Borden, who has done voiceovers over the years for Boston Children’s Hospital, Vanderbilt University Health Center, Liberty Mutual, and others said it was an honor to work on this project.
“It’s always fun to work with Joe, because he consistently comes up with huge ideas,” she said. “When he first showed me the idea for an ad with three former presidents, I thought, ‘amazing idea, will never happen.’ But it did. … I certainly never thought I would get to share 60 seconds with three former presidents!”
Borden, an advertising professor at Boston University, invited Berkeley to guest-lecture in her class last semester.
“When he showed my students this commercial, it completely changed their view of what was possible for them to do in advertising,” she said.
Depending on the project, Berkeley works as a writer, creative director, photographer, producer, director, and/or editor. Since he started Joe Berkeley LLC in 2014, he has collaborated with dozens of agencies, clients, publishers, and production companies to create “great advertising, content, and editorial work” in addition to having articles on a variety of topics published in The Boston Globe, Sailing World, Newport This Week, Hemmings Classic Car Magazine, and in online publications.

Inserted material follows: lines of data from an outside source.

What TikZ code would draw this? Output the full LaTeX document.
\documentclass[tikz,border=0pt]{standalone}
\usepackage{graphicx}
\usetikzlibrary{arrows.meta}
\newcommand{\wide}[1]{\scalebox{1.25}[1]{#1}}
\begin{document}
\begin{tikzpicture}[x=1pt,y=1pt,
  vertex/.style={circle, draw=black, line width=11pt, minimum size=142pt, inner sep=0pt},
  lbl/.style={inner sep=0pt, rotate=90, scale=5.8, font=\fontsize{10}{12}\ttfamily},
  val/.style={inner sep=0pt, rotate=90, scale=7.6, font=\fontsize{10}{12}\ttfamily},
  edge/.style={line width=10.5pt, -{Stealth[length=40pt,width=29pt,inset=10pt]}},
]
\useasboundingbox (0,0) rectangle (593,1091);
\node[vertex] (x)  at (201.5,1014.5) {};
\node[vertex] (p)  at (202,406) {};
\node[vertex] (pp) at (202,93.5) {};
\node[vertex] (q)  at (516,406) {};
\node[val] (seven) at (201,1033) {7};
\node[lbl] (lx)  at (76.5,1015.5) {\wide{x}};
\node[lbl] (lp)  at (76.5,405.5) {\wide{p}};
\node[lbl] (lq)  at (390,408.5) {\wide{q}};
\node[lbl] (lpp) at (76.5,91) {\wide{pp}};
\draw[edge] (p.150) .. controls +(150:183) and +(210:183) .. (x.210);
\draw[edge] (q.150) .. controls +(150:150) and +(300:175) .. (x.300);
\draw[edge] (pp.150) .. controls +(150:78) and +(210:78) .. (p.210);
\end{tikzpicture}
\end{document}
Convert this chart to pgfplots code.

Berkeley is also administrator of the popular “Humans of Nantasket Beach” Facebook page, which has about 6,750 subscribers.

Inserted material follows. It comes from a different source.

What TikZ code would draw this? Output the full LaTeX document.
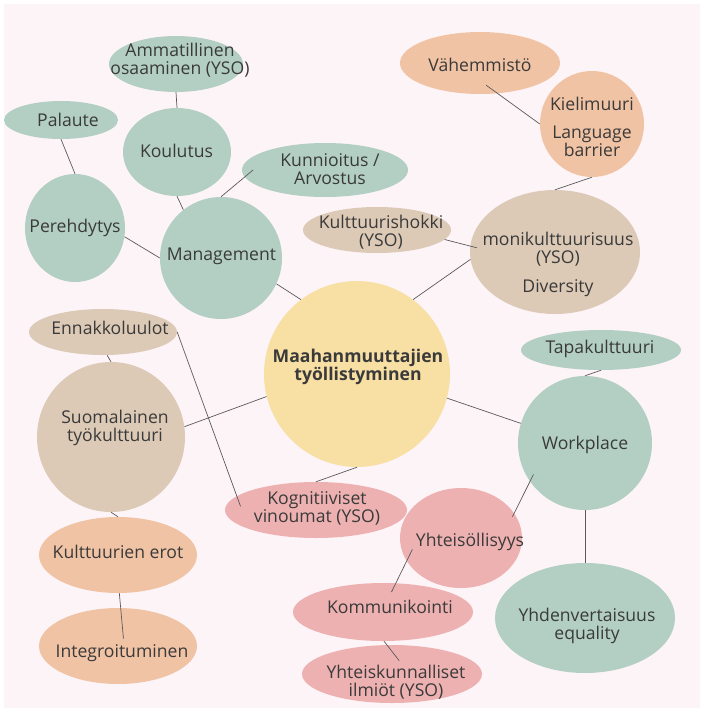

He explained the history behind why he started it in 2015. “I have spent my entire life trying to create brand images for products that may or may not better humanity and felt that Hull’s image could use improvement.
“The Hull I saw through my own eyes was far superior to the Hull that I saw portrayed in mainstream media outside of our borders,” Berkeley said. “Hull always got a bad rap, and I wanted to put my [camera] lens on people and places in town that I thought were beautiful but were for the most part going unnoticed.”

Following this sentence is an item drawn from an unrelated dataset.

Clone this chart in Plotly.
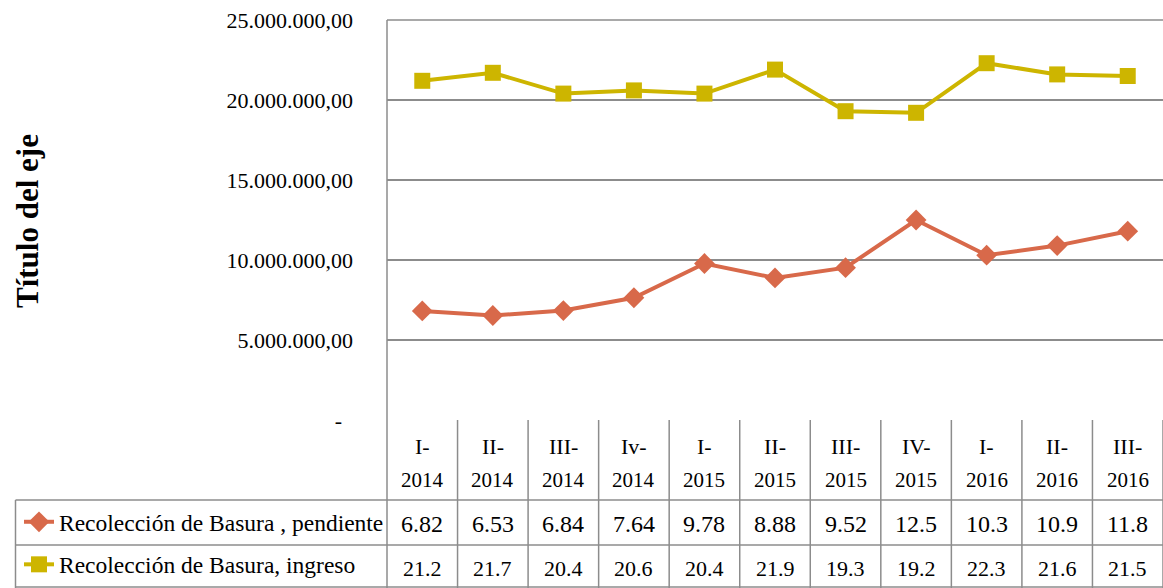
import plotly.graph_objects as go

categories = ["I-2014", "II-2014", "III-2014", "Iv-2014", "I-2015", "II-2015",
              "III-2015", "IV-2015", "I-2016", "II-2016", "III-2016"]
pendiente_mill = [6.82, 6.53, 6.84, 7.64, 9.78, 8.88, 9.52, 12.5, 10.3, 10.9, 11.8]
ingreso_mill = [21.2, 21.7, 20.4, 20.6, 20.4, 21.9, 19.3, 19.2, 22.3, 21.6, 21.5]
series_names = ["Recolección de Basura , pendiente", "Recolección de Basura, ingreso"]
y_tick_vals = [0, 5e6, 10e6, 15e6, 20e6, 25e6]
y_tick_text = ["-  ", "5.000.000,00", "10.000.000,00", "15.000.000,00",
               "20.000.000,00", "25.000.000,00"]
axis_title = "Título del eje"

ORANGE = "#D8694A"
YELLOW = "#CDB500"
GRID = "#8C8C8C"
FONT = "Liberation Serif, Times New Roman, serif"

W, H = 1163, 588
L, R, T, B = 387, 0, 20, 168
PW, PH = W - L - R, H - T - B

def py(pix):  # pixel y -> paper y
    return (H - B - pix) / PH

def px(pix):  # pixel x -> paper x
    return (pix - L) / PW

xs = list(range(len(categories)))
fig = go.Figure()
fig.add_trace(go.Scatter(
    x=xs, y=[v * 1e6 for v in pendiente_mill], name=series_names[0], legendgroup="a",
    mode="lines+markers", line=dict(color=ORANGE, width=4),
    marker=dict(symbol="diamond", size=16, color=ORANGE)))
fig.add_trace(go.Scatter(
    x=xs, y=[v * 1e6 for v in ingreso_mill], name=series_names[1], legendgroup="b",
    mode="lines+markers", line=dict(color=YELLOW, width=4),
    marker=dict(symbol="square", size=16, color=YELLOW)))

shapes = []
shapes.append(dict(type="line", xref="paper", yref="paper", x0=0, x1=0, y0=1, y1=py(H),
                   line=dict(color=GRID, width=1.5)))
for k in range(len(categories)):
    shapes.append(dict(type="line", xref="x", yref="paper", x0=k + 0.5, x1=k + 0.5,
                       y0=0, y1=py(H), line=dict(color=GRID, width=1.5)))
for yy in (500, 545, H - 1):
    shapes.append(dict(type="line", xref="paper", yref="paper", x0=px(15.5), x1=1,
                       y0=py(yy), y1=py(yy), line=dict(color=GRID, width=1.5)))
shapes.append(dict(type="line", xref="paper", yref="paper", x0=px(15.5), x1=px(15.5),
                   y0=py(500), y1=py(H), line=dict(color=GRID, width=1.5)))
shapes.append(dict(type="line", xref="paper", yref="paper", x0=0, x1=1, y0=1, y1=1,
                   line=dict(color=GRID, width=1.5)))

ann = []
def add_text(x, y, text, size, xref="x"):
    ann.append(dict(x=x, y=y, xref=xref, yref="paper", text=text, showarrow=False,
                    xanchor="center", yanchor="middle",
                    font=dict(family=FONT, size=size, color="black")))

for i, c in enumerate(categories):
    top, bot = c.split("-")
    add_text(i, py(446), top + "-", 22)
    add_text(i, py(480), bot, 21)
    add_text(i, py(524), f"{pendiente_mill[i]:g}", 24)
    add_text(i, py(568), f"{ingreso_mill[i]:g}", 22)
ann.append(dict(x=px(28), y=py(221), xref="paper", yref="paper", text="<b>" + axis_title + "</b>",
                xanchor="center", yanchor="middle",
                textangle=-90, showarrow=False, font=dict(family=FONT, size=31, color="black")))

fig.update_layout(
    width=W, height=H, margin=dict(l=L, r=R, t=T, b=B, autoexpand=False),
    paper_bgcolor="white", plot_bgcolor="white",
    font=dict(family=FONT, color="black"),
    xaxis=dict(range=[-0.5, len(categories) - 0.5], showticklabels=False, showgrid=False,
               zeroline=False, showline=False, fixedrange=True),
    yaxis=dict(range=[0, 25e6], tickvals=y_tick_vals, ticktext=y_tick_text,
               showgrid=True, gridcolor=GRID, gridwidth=1.5, zeroline=False, showline=False,
               ticks="", ticklabelstandoff=33,
               tickfont=dict(family=FONT, size=22, color="black")),
    shapes=shapes, annotations=ann,
    showlegend=True,
    legend=dict(x=px(19), y=py(500), xanchor="left", yanchor="top",
                bgcolor="rgba(0,0,0,0)", font=dict(family=FONT, size=23.5, color="black"),
                traceorder="grouped", tracegroupgap=9, itemwidth=30),
)
fig.write_html("out.html", config={"displayModeBar": False},
               post_script="document.body.style.margin='0px';document.body.style.overflow='hidden';")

Berkeley quoted a saying to the effect that one picture leads to the next, “but for that to work, you have to take a picture. Memory is a very powerful force, but if your only one of Hull is from visiting Paragon Park during the summer of 1950 and eating saltwater taffy, then maybe it’s time to somehow move forward beyond that recollection,” he said. “Paragon Park is not coming back, and while memories and traditions are great, we need to focus on the opportunities for the future in Hull. I think we’re heading in the right direction.” Some of Berkeley’s most loyal “Humans” subscribers are former residents who moved away “and miss and love Hull very much.”
Through his photography for “Humans,” Berkeley has met many interesting residents, lobster boat captains, and others from diverse backgrounds. He developed an interest in photography as an adult. “I took a course in high school in New York City, but my camera got stolen,” he recalled.
When he started his own company, the need for photography skills became apparent. “My clients expected me to do more with less, so I had to do more than just write. While I learned photography out of necessity, it’s been a good journey,” he said. “I had a lot of fun recently photographing Mac Jones, a quarterback for the New England Patriots.”
Joe Berkeley LLC offers a range of services, from headshots of individuals to television campaigns for the Olympics.
Looking back, Berkeley moved to Hull from New York City in 1997. “I had always wanted to live here, and when I got a job offer in Boston that was my chance to move to Hull, and I took it. It’s an interesting place with a lot of creative people.”
What he enjoys most about living in town is the access to the ocean. “Hull is an incredible place to live and play, and the light is so sublime,” he said. “Sometimes I’ll be eating breakfast at 4 a.m. and look up during the pre-dawn hour, and the view is so beautiful that I grab my camera and go running out of the house. The amazing light for me in Hull is before dawn.”
Berkeley shares his late mother’s philosophy in life – to choose happiness. “If you just sit like a bump on a log, nothing will happen, but if you give [life] a shot, something good could happen,” he said.